What is a magnet?
Our totally adorable son asked me what a magnet was. I have no idea. Really, I'm crazy about magnets, I have tons of them, and I use a big honking magnet in my research, and I completely got my flux lines in a twist on this one.
Here's a common definition : a magnet is a material that creates a magnetic field. Totally useless. Nobody should accept this. It's like saying a pork chop is a chop made out of pork. Yes I know it's technically correct, and there's a deeper meaning in it when you think about what a field is, but fundamentally, what is a magnet? Light is a photon or a wave depending on how you look at it. Electricity is just electrons moving around. A magnet is, ummm, uhhhh,.....
OK here's another common definition : a magnet is an object that sticks to metals. This one is kind of tempting, but has the major problem that there are certainly metals that a magnet won't stick to (ok - weakly diamagnetic, which repels the magnet anyway) such as copper I think.
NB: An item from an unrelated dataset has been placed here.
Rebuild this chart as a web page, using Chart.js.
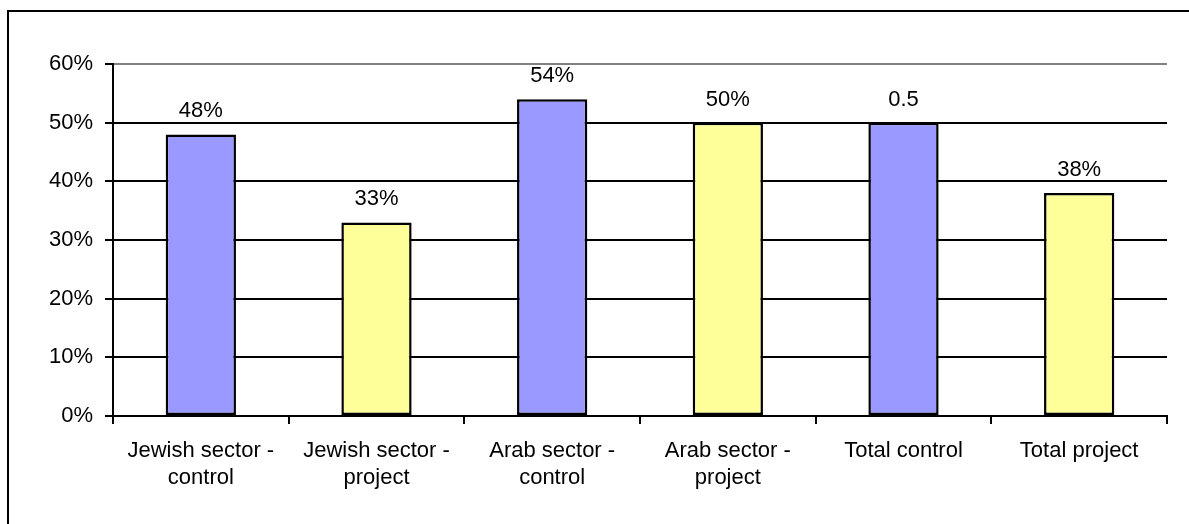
<!DOCTYPE html>
<html>
<head>
<meta charset="utf-8">
<title>Sector comparison</title>
<script src="https://cdn.jsdelivr.net/npm/chart.js@4/dist/chart.umd.min.js"></script>
<style>
  html, body { margin: 0; padding: 0; background: #fff; }
  #wrap { width: 1189px; height: 524px; position: relative; }
</style>
</head>
<body>
<div id="wrap"><canvas id="chart1"></canvas></div>
<script>
// chart values
const categories = [
    ['Jewish sector -', 'control'],
    ['Jewish sector -', 'project'],
    ['Arab sector -', 'control'],
    ['Arab sector -', 'project'],
    'Total control',
    'Total project'
];
const values = [0.48, 0.33, 0.54, 0.50, 0.50, 0.38];
const valueLabels = ['48%', '33%', '54%', '50%', '0.5', '38%'];
const yTickLabels = ['0%', '10%', '20%', '30%', '40%', '50%', '60%'];

const barColors = ['#9999FF', '#FFFF99', '#9999FF', '#FFFF99', '#9999FF', '#FFFF99'];
const fontFamily = "'Liberation Sans', Arial, sans-serif";

// frame around the whole chart (only left and top edges are in view)
const framePlugin = {
    id: 'frame',
    beforeDraw(chart) {
        const ctx = chart.ctx;
        ctx.save();
        ctx.fillStyle = '#fff';
        ctx.fillRect(0, 0, chart.width, chart.height);
        ctx.strokeStyle = '#000';
        ctx.lineWidth = 2;
        ctx.beginPath();
        ctx.moveTo(8, chart.height);
        ctx.lineTo(8, 11);
        ctx.lineTo(chart.width, 11);
        ctx.stroke();
        ctx.restore();
    }
};

// value labels above each bar
const valueLabelPlugin = {
    id: 'valueLabels',
    afterDatasetsDraw(chart) {
        const ctx = chart.ctx;
        const meta = chart.getDatasetMeta(0);
        ctx.save();
        ctx.font = '22px ' + fontFamily;
        ctx.fillStyle = '#000';
        ctx.textAlign = 'center';
        ctx.textBaseline = 'alphabetic';
        meta.data.forEach((bar, i) => {
            ctx.fillText(valueLabels[i], bar.x, bar.y - 17);
        });
        ctx.restore();
    }
};

new Chart(document.getElementById('chart1'), {
    type: 'bar',
    data: {
        labels: categories,
        datasets: [{
            data: values,
            backgroundColor: barColors,
            borderColor: '#000',
            borderWidth: 2.5,
            borderSkipped: false,
            barPercentage: 0.4,
            categoryPercentage: 1.0
        }]
    },
    options: {
        responsive: true,
        maintainAspectRatio: false,
        animation: false,
        layout: { padding: { top: 64, right: 22, left: 0, bottom: 0 } },
        plugins: {
            legend: { display: false },
            tooltip: { enabled: false }
        },
        scales: {
            x: {
                afterFit: scale => { scale.height = 108; },
                border: { display: true, color: '#000', width: 2 },
                grid: {
                    offset: true,
                    lineWidth: 2,
                    color: ctx => ctx.index === categories.length ? '#808080' : 'rgba(0,0,0,0)',
                    tickColor: '#000',
                    tickLength: 8
                },
                ticks: {
                    color: '#000',
                    padding: 14,
                    maxRotation: 0,
                    autoSkip: false,
                    font: { family: fontFamily, size: 22, lineHeight: 1.22 }
                }
            },
            y: {
                min: 0,
                max: 0.6,
                afterFit: scale => { scale.width = 113; },
                border: { display: true, color: '#000', width: 2 },
                grid: {
                    lineWidth: 2,
                    color: ctx => (ctx.tick && Math.abs(ctx.tick.value - 0.6) < 1e-6) ? '#808080' : '#000',
                    tickColor: '#000',
                    tickLength: 8
                },
                ticks: {
                    stepSize: 0.1,
                    color: '#000',
                    padding: 12,
                    font: { family: fontFamily, size: 22 },
                    callback: (value, index) => yTickLabels[index]
                }
            }
        }
    },
    plugins: [framePlugin, valueLabelPlugin]
});
</script>
</body>
</html>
With my cow-eyed three year old staring up at me, I came up with ' a magnet can stick to some metals, but not all, and it's kind of funny how it sticks to some and not others and...' and then I was totally losing him. I was thinking, how can I tell my kid that any charged particle with angular momentum has a magnetic moment? Why is this so hard?
Then Jenn saved the day. Because of course we were playing with Henry's magnadoodle at the time and she says simply that a magnet is anything that can draw on the magnadoodle. And so he starts imaging all kinds of magnets from our fridge on the magnadoodle and drawing with them too. I'm not worthy.